= Data shown =
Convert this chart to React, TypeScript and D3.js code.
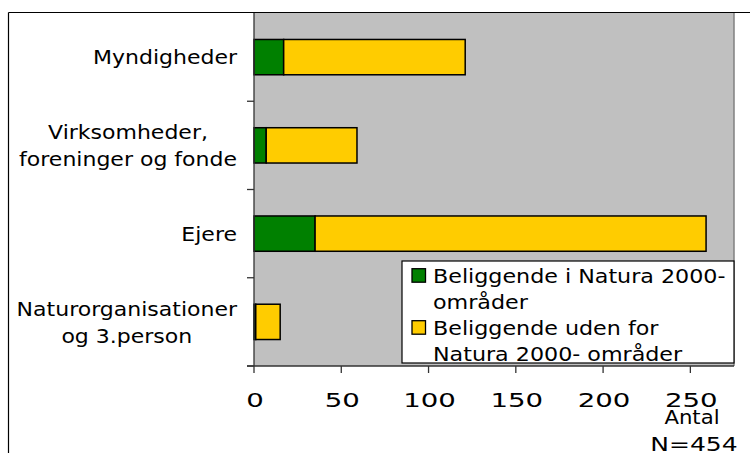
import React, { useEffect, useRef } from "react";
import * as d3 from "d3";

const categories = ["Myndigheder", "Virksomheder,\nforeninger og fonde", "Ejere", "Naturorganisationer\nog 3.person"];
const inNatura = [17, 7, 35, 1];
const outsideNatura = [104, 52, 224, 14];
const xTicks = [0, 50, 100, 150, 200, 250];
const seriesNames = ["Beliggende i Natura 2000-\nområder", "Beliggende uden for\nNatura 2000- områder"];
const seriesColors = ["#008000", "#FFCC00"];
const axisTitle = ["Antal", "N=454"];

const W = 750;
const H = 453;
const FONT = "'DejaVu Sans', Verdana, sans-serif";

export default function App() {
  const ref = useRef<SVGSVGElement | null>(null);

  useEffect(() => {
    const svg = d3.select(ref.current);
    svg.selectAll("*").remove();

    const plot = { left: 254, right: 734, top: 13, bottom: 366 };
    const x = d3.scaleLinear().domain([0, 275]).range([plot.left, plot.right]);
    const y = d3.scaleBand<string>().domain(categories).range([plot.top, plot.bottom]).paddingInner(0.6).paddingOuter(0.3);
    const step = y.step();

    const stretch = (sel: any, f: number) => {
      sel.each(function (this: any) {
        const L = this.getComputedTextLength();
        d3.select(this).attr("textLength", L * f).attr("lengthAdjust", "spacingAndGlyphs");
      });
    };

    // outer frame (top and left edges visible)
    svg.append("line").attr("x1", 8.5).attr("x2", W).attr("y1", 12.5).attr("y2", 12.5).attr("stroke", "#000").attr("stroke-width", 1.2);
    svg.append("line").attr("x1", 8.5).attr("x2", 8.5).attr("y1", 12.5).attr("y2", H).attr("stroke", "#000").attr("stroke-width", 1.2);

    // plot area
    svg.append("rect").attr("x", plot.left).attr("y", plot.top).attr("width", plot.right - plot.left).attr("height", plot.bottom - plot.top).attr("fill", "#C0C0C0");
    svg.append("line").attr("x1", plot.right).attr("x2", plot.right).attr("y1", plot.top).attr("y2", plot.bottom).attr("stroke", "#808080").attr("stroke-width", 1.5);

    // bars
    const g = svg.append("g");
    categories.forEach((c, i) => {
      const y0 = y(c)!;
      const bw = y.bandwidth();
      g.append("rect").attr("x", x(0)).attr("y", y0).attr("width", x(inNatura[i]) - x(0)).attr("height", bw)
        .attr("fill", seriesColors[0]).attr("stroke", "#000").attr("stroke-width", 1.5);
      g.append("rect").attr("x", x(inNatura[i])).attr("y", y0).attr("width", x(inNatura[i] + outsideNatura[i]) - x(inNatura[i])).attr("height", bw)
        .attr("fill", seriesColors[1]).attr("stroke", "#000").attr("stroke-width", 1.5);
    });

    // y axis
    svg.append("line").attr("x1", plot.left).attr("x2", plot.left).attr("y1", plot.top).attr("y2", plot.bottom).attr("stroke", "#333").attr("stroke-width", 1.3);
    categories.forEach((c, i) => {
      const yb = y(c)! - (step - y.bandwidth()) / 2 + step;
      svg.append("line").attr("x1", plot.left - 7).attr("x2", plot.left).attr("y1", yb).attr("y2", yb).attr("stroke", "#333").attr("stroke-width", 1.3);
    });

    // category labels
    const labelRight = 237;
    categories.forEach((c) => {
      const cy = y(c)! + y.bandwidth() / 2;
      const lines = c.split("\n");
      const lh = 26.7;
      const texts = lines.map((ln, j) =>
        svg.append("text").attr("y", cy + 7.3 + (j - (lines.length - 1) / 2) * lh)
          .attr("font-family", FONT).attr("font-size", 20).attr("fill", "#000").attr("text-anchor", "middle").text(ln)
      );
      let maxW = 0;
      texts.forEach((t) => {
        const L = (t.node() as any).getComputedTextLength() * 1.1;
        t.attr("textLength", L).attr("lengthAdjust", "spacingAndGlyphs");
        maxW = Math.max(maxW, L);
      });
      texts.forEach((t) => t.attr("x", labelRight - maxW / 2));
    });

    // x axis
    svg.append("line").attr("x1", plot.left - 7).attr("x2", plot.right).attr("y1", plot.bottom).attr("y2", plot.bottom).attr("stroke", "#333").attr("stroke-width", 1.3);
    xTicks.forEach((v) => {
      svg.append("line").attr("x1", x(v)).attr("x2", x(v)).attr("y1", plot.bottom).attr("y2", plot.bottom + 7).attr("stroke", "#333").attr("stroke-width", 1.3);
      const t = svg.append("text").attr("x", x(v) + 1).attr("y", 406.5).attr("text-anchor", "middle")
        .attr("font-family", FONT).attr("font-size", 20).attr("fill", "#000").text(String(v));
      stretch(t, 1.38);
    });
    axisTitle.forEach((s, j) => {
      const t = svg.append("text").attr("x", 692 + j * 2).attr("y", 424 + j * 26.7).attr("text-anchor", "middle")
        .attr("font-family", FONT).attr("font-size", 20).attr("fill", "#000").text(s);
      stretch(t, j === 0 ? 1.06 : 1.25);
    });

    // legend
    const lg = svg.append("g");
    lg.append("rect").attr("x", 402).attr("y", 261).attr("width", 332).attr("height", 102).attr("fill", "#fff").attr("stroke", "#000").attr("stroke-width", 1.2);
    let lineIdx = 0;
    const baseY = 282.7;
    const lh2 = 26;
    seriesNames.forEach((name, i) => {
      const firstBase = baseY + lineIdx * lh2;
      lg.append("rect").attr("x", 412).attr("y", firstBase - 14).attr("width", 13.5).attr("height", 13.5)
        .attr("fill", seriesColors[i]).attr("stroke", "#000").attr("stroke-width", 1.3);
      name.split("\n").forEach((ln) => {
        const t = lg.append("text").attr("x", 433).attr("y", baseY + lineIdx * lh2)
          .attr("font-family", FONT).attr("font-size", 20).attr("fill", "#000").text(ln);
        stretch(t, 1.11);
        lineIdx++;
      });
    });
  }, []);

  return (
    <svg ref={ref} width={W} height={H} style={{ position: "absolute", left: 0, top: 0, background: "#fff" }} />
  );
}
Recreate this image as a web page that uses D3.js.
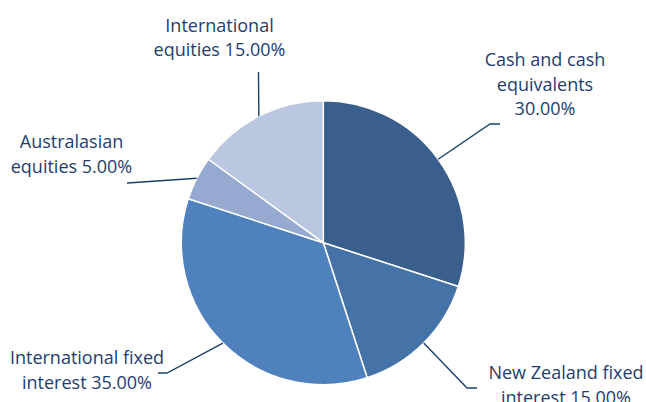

= Exercise brief =
Return, please, the exact lines from the beginning of the entries above through the line containing "import * as", both included; pictures are left out.

= Solution to this task =
Convert this chart to React, TypeScript and D3.js code.
import React, { useEffect, useRef } from "react";
import * as d3 from "d3";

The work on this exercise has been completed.